» TASK BRIEF: Exactly repeat the material, dropping only the pictures.
_ _ _
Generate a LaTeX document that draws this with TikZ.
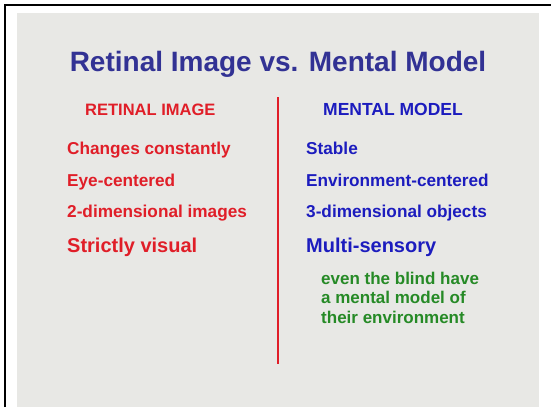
\documentclass[tikz,border=0pt]{standalone}
\usepackage{fontspec}
\setmainfont{Liberation Sans}
\usepackage{xcolor}
\usetikzlibrary{positioning}

\definecolor{slidegray}{RGB}{232,232,229}
\definecolor{titleblue}{RGB}{50,50,148}
\definecolor{retred}{RGB}{224,30,40}
\definecolor{mentblue}{RGB}{28,28,190}
\definecolor{blindgreen}{RGB}{38,138,38}

\begin{document}
\begin{tikzpicture}[x=1pt,y=-1pt,
        item/.style={anchor=base west,inner sep=0pt,font=\bfseries\fontsize{17.2}{20}\selectfont},
        bigitem/.style={item,font=\bfseries\fontsize{20}{24}\selectfont},
        head/.style={item,font=\bfseries\fontsize{17}{20}\selectfont},
        note/.style={item,text=blindgreen,font=\bfseries\fontsize{17}{20}\selectfont}]
            \useasboundingbox (0,0) rectangle (551,407);
            \fill[white] (0,0) rectangle (551,407);
            \fill[slidegray] (17,13) rectangle (539,407);
            \draw[line width=2pt] (5,407)--(5,5)--(551,5);

            % title
            \node[anchor=base,inner sep=0pt,text=titleblue,font=\bfseries\fontsize{28}{34}\selectfont]
                (title) at (278,71) {Retinal Image vs. Mental Model};

            % divider
            \coordinate (divtop) at (278,97);
            \coordinate (divbot) at (278,364);
            \draw[draw=retred,line width=2pt] (divtop)--(divbot);

            % retinal image column
            \node[head,text=retred,font=\bfseries\fontsize{16.5}{20}\selectfont] (rethead) at (85,115) {RETINAL IMAGE};
            \node[item,text=retred] (retA) at (67,154) {Changes constantly};
            \node[item,text=retred] (retB) at (67,186) {Eye-centered};
            \node[item,text=retred] (retC) at (67,217) {2-dimensional images};
            \node[bigitem,text=retred] (retD) at (67,252) {Strictly visual};

            % mental model column
            \node[head,text=mentblue,font=\bfseries\fontsize{17.5}{20}\selectfont] (menthead) at (323,115) {MENTAL MODEL};
            \node[item,text=mentblue] (mentA) at (306,154) {Stable};
            \node[item,text=mentblue] (mentB) at (306,186) {Environment-centered};
            \node[item,text=mentblue] (mentC) at (306,217) {3-dimensional objects};
            \node[bigitem,text=mentblue] (mentD) at (306,252) {Multi-sensory};

            \node[note] (blindA) at (321,284) {even the blind have};
            \node[note] (blindB) at (321,303) {a mental model of};
            \node[note] (blindC) at (321,323) {their environment};
        \end{tikzpicture}
\end{document}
_ _ _
» REPLY:
Generate a LaTeX document that draws this with TikZ.
\documentclass[tikz,border=0pt]{standalone}
\usepackage{fontspec}
\setmainfont{Liberation Sans}
\usepackage{xcolor}
\usetikzlibrary{positioning}

\definecolor{slidegray}{RGB}{232,232,229}
\definecolor{titleblue}{RGB}{50,50,148}
\definecolor{retred}{RGB}{224,30,40}
\definecolor{mentblue}{RGB}{28,28,190}
\definecolor{blindgreen}{RGB}{38,138,38}

\begin{document}
\begin{tikzpicture}[x=1pt,y=-1pt,
        item/.style={anchor=base west,inner sep=0pt,font=\bfseries\fontsize{17.2}{20}\selectfont},
        bigitem/.style={item,font=\bfseries\fontsize{20}{24}\selectfont},
        head/.style={item,font=\bfseries\fontsize{17}{20}\selectfont},
        note/.style={item,text=blindgreen,font=\bfseries\fontsize{17}{20}\selectfont}]
            \useasboundingbox (0,0) rectangle (551,407);
            \fill[white] (0,0) rectangle (551,407);
            \fill[slidegray] (17,13) rectangle (539,407);
            \draw[line width=2pt] (5,407)--(5,5)--(551,5);

            % title
            \node[anchor=base,inner sep=0pt,text=titleblue,font=\bfseries\fontsize{28}{34}\selectfont]
                (title) at (278,71) {Retinal Image vs. Mental Model};

            % divider
            \coordinate (divtop) at (278,97);
            \coordinate (divbot) at (278,364);
            \draw[draw=retred,line width=2pt] (divtop)--(divbot);

            % retinal image column
            \node[head,text=retred,font=\bfseries\fontsize{16.5}{20}\selectfont] (rethead) at (85,115) {RETINAL IMAGE};
            \node[item,text=retred] (retA) at (67,154) {Changes constantly};
            \node[item,text=retred] (retB) at (67,186) {Eye-centered};
            \node[item,text=retred] (retC) at (67,217) {2-dimensional images};
            \node[bigitem,text=retred] (retD) at (67,252) {Strictly visual};

            % mental model column
            \node[head,text=mentblue,font=\bfseries\fontsize{17.5}{20}\selectfont] (menthead) at (323,115) {MENTAL MODEL};
            \node[item,text=mentblue] (mentA) at (306,154) {Stable};
            \node[item,text=mentblue] (mentB) at (306,186) {Environment-centered};
            \node[item,text=mentblue] (mentC) at (306,217) {3-dimensional objects};
            \node[bigitem,text=mentblue] (mentD) at (306,252) {Multi-sensory};

            \node[note] (blindA) at (321,284) {even the blind have};
            \node[note] (blindB) at (321,303) {a mental model of};
            \node[note] (blindC) at (321,323) {their environment};
        \end{tikzpicture}
\end{document}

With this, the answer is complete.